In reality, a rational adversary can use $(1-\epsilon)n$ storage for any $\epsilon$. What if instead of a single space-gap analysis for $\epsilon=g$, we had a function $r(\epsilon)$ which told the adversary the (expected) work $\sigma\cdot r(\epsilon)$ needed to pass execution? We know $r(0)=0$ (execution is trivial to pass) and $r(1)\le 1$ (even if you store nothing, you won’t have to do more work than pebbling the whole graph, or PC1). Then the rational (risk-neutral) adversary will choose $\epsilon$ that minimizes the cost of storage plus the expected cost of answering, i.e., $(1-\epsilon) \cdot s+\sigma \cdot r(\epsilon)$.

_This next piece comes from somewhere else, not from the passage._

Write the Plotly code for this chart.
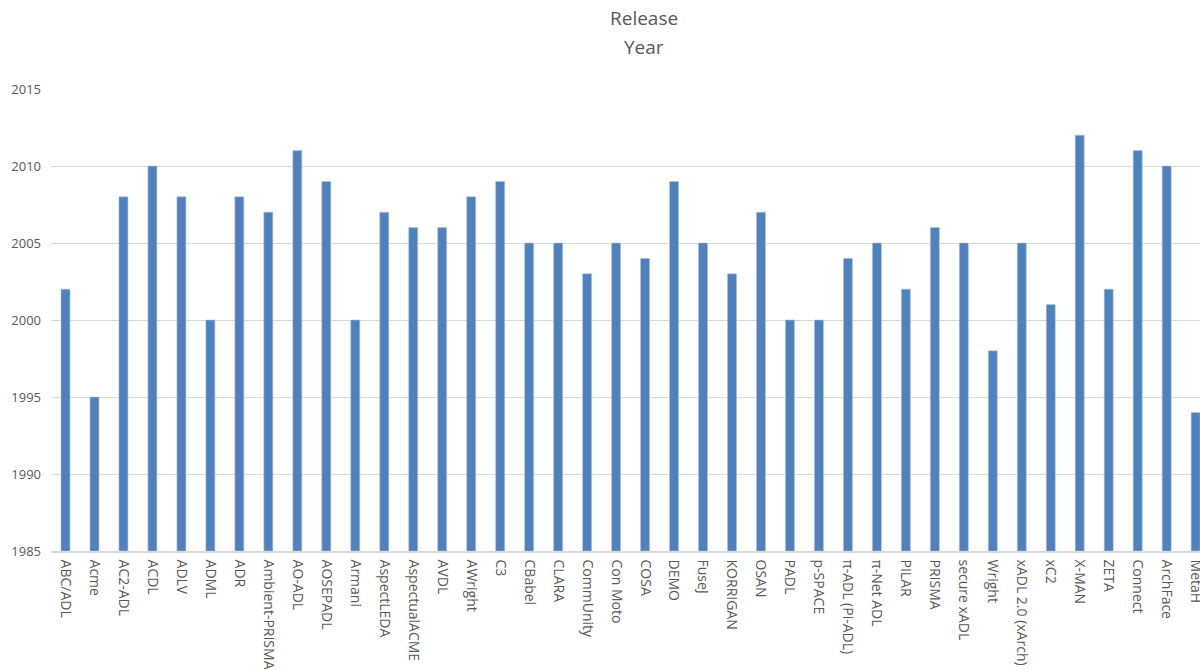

The current SPR proof tells us only that for $\epsilon=0.2$, $r(\epsilon)> 1/5\cdot 0.65 = 0.13$ (assuming we use 10 queries in the execution phase, because 0.65 is the probability of being caught). But imagine we could also prove (something like this seems plausible, because we add a new almost fully unpebbled layer for each time we take away 0.1113 pebbles) that

- $r(0.3)>0.18$
- $r(0.4)>0.23$
- $r(0.5)>0.28$
- $r(0.6)>0.33$
- $r(0.7)>0.38$
- $r(0.8)>0.43$
- $r(0.9)>0.48$

Then what we know about an adversary who chooses to save, say $0.69n$ storage, is that expected computation is at least $0.38\sigma$. That’s much better that what we know from the traditional single space-gap result, which allows the adversary to save almost all the storage and gives the expected computation of only $0.13\sigma$.

We can convert this to a more smooth result, “$r(\epsilon)>0.5\cdot\epsilon + 0.03$ as long as $\epsilon>0.2$”.

Then to argue that it’s irrational for the adversary to reduce storage by more than $g=20\%$, it suffices to argue that for all $\epsilon>0.2$, $(1-\epsilon) \cdot s+\sigma \cdot (0.5\epsilon + 0.03)>0.8s$. Because the left-hand-side is linear in $\epsilon$, it’s minimized at the extremes $\epsilon=0.2$ or $\epsilon=1$. Note that at $\epsilon=0.2$ the inequality is definitely true (as it becomes $3\sigma\cdot (0.5\epsilon+0.03)>0$) and at $\epsilon = 1$ it becomes $0.53\sigma>0.8s$. Thus, it is not rational to save $20\%$ or more storage as long as $\sigma>1.5s$. This is four times better than the single spacegap argument, which would require $0.13\sigma>0.8s$, or $\sigma>6.2s$.

# 6. Can we live with a large space gap?

Even the improved analysis above starts with a small space gap of $0.2$. That is, saving, 19.99% storage may well be a perfectly rational decision because we have proven nothing interesting about how much that would cost.

What if our only starting point was a big space gap; that is, what if there was nothing we could prove about a small space gap? Then the improved analysis doesn’t seem to do much vs the traditional analysis: if the space gap is large, we still have a problem.